Lower Bounds for Shellsort (thesis)

Abstract:

Shellsort is a simple classic algorithm that runs competitively on both mid-sized and nearly sorted files. It uses an increment sequence, the choice of which can drastically affect the algorithm's running time. Since we would like an optimal sorting algorithm and a trivial lower bound for Shellsort is
N* x(# of increments), we require that the size of the increment sequence is
O(log N), where N is the size of the file to be sorted. These increment sequences also tend to perform the best in practice, because of this lower bound.
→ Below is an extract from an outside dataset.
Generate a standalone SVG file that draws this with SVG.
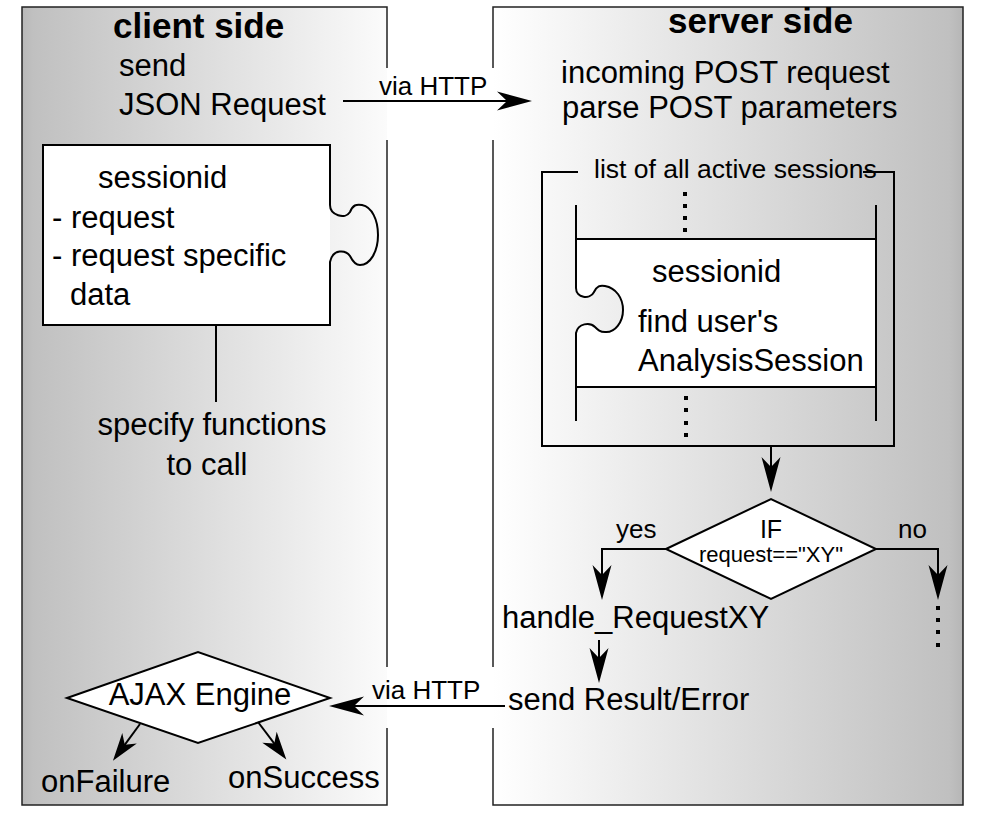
<svg xmlns="http://www.w3.org/2000/svg" width="985" height="822" viewBox="0 0 985 822">
<style>
text{font-family:"Liberation Sans",Arial,sans-serif;font-size:31px;fill:#000}
.b{font-weight:bold;font-size:35px}
.s{font-size:26px}
.xs{font-size:22px}
.m{text-anchor:middle}
.ln{fill:none;stroke:#000;stroke-width:2}
.bd{fill:none;stroke:#222;stroke-width:1.5}
.dot{fill:#000}
</style>
<defs>
<linearGradient id="gc" x1="0" y1="0" x2="1" y2="0">
<stop offset="0" stop-color="#b8b8b8"/>
<stop offset="0.03" stop-color="#c0c0c0"/>
<stop offset="1" stop-color="#fbfbfb"/>
</linearGradient>
<linearGradient id="gs" x1="0" y1="0" x2="1" y2="0">
<stop offset="0" stop-color="#ffffff"/>
<stop offset="0.97" stop-color="#c0c0c0"/>
<stop offset="1" stop-color="#b6b6b6"/>
</linearGradient>
<marker id="ah" markerUnits="userSpaceOnUse" viewBox="-16 -11 38 22" markerWidth="38" markerHeight="22" refX="0" refY="0" orient="auto">
<path d="M20,0 L-15,-9.5 L-5,0 L-15,9.5 Z" fill="#000"/>
</marker>
<marker id="as" markerUnits="userSpaceOnUse" viewBox="-12 -10 34 20" markerWidth="34" markerHeight="20" refX="0" refY="0" orient="auto">
<path d="M18,0 L-10,-9 L-2,0 L-10,9 Z" fill="#000"/>
</marker>
</defs>
<rect width="985" height="822" fill="#fff"/>

<g id="client-panel">
<rect x="22" y="7" width="365" height="798" fill="url(#gc)"/>
<path class="bd" d="M387,68 V7 H22 V805 H387 V728 M387,667 V140"/>
<text class="b" x="113" y="38">client side</text>
</g>

<g id="server-panel">
<rect x="493" y="7" width="470" height="798" fill="url(#gs)"/>
<path class="bd" d="M493,68 V7 H963 V805 H493 V728 M493,667 V140"/>
<text class="b" x="668" y="33">server side</text>
</g>

<g id="send-json">
<text x="119" y="76">send</text>
<text x="119" y="115">JSON Request</text>
</g>

<g id="client-puzzle">
<rect x="43" y="145" width="287" height="180" fill="#fff"/>
<path class="ln" d="M330,205 V145 H43 V325 H330 V262 C333,248 346,250 350,256 C352,260 355,265 360,265 C370,265 378,252 378,235 C378,220 372,207 362,205 C356,204 353,205 350,212 C345,220 330,215 330,205 Z"/>
<text x="98" y="188">sessionid</text>
<text x="52" y="228">- request</text>
<text x="52" y="266">- request specific</text>
<text x="70" y="305">data</text>
</g>

<g id="specify-functions">
<text class="m" x="212" y="435">specify functions</text>
<text class="m" x="207" y="475">to call</text>
</g>

<g id="ajax-engine">
<polygon points="67,698 198,652 330,698 198,743" fill="#fff" stroke="#000" stroke-width="2"/>
<text class="m" x="200" y="705">AJAX Engine</text>
</g>

<g id="on-failure"><text x="41" y="792">onFailure</text></g>
<g id="on-success"><text x="228" y="788">onSuccess</text></g>

<g id="incoming">
<text x="561" y="83">incoming POST request</text>
<text x="562" y="118">parse POST parameters</text>
</g>

<g id="session-list">
<path class="ln" d="M578,172 H542 V446 H894 V172 H863"/>
<text x="594" y="178" style="font-size:26.5px">list of all active sessions</text>
<path d="M576,239 H876 V387 H576 V333 C578,323 590,322 595,327 C598,330 600,332 605,332 C615,333 623,322 623,310 C623,298 616,288 605,286 C600,285 597,286 594,292 C590,300 576,298 576,288 Z" fill="#fff"/>
<path class="ln" d="M576,205 V288 C576,298 590,300 594,292 C597,286 600,285 605,286 C616,288 623,298 623,310 C623,322 615,333 605,332 C600,332 598,330 595,327 C590,322 578,323 576,333 V421"/>
<path class="ln" d="M876,205 V421 M576,239 H876 M576,387 H876"/>
<rect class="dot" x="683" y="192" width="4" height="4"/>
<rect class="dot" x="683" y="204" width="4" height="4"/>
<rect class="dot" x="683" y="216" width="4" height="4"/>
<rect class="dot" x="683" y="228" width="4" height="4"/>
<rect class="dot" x="684" y="396" width="4" height="4"/>
<rect class="dot" x="684" y="408" width="4" height="4"/>
<rect class="dot" x="684" y="421" width="4" height="4"/>
<rect class="dot" x="684" y="433" width="4" height="4"/>
<text x="652" y="282">sessionid</text>
<text x="638" y="332">find user's</text>
<text x="638" y="371">AnalysisSession</text>
</g>

<g id="if-decision">
<polygon points="666,549 771,499 876,549 771,599" fill="#fff" stroke="#000" stroke-width="2"/>
<text class="m" x="771" y="538" style="font-size:25px">IF</text>
<text class="m xs" x="771" y="562">request=="XY"</text>
</g>

<g id="handle-request"><text x="502" y="628">handle_RequestXY</text></g>
<g id="send-result"><text x="508" y="710">send Result/Error</text></g>

<g id="no-continue">
<rect class="dot" x="936" y="606" width="4" height="4"/>
<rect class="dot" x="936" y="618" width="4" height="4"/>
<rect class="dot" x="936" y="630" width="4" height="4"/>
<rect class="dot" x="936" y="643" width="4" height="4"/>
</g>

<g id="connectors">
<line class="ln" x1="343" y1="101" x2="512" y2="101" marker-end="url(#ah)"/>
<text class="s" x="379" y="95">via HTTP</text>
<line class="ln" x1="216" y1="325" x2="216" y2="402"/>
<line class="ln" x1="771" y1="446" x2="771" y2="472" marker-end="url(#ah)"/>
<path class="ln" d="M666,549 H602 V580" marker-end="url(#ah)"/>
<text class="s" x="616" y="538">yes</text>
<path class="ln" d="M876,549 H938 V580" marker-end="url(#ah)"/>
<text class="s" x="898" y="538">no</text>
<line class="ln" x1="599" y1="640" x2="599" y2="663" marker-end="url(#ah)"/>
<line class="ln" x1="505" y1="706" x2="349" y2="706" marker-end="url(#ah)"/>
<text class="s" x="372" y="699">via HTTP</text>
<line class="ln" x1="140" y1="724" x2="123.6" y2="746.3" marker-end="url(#as)"/>
<line class="ln" x1="258" y1="722" x2="275.5" y2="745.2" marker-end="url(#as)"/>
</g>
</svg>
For some time, the complexity of Shellsort was thought to be well understood, but Sedgewick was able to provide an increment sequence that lowered the upper bound, and then Incerpi and Sedgewick extended the result to give an even better upper bound. In both papers, the authors left as open the problem of whether their bounds were tight. We prove that Sedgewick's bound is tight by analyzing the time required to sort a particularly bad permutation. Extending this proof technique seems to lead to a lower bound that matches the upper bound of Incerpi and Sedgewick for not only their increment sequence, but also for a wide class of other increment sequences. Additionally, we show that
the permutations which make Shellsort run slowly are counterexamples to a conjecture that shaker-sort, a network sorting algorithm proposed by Incerpi and Sedgewick, runs in O(N log N) time, again for a large class of increment sequences, including all those that have thus far been proposed.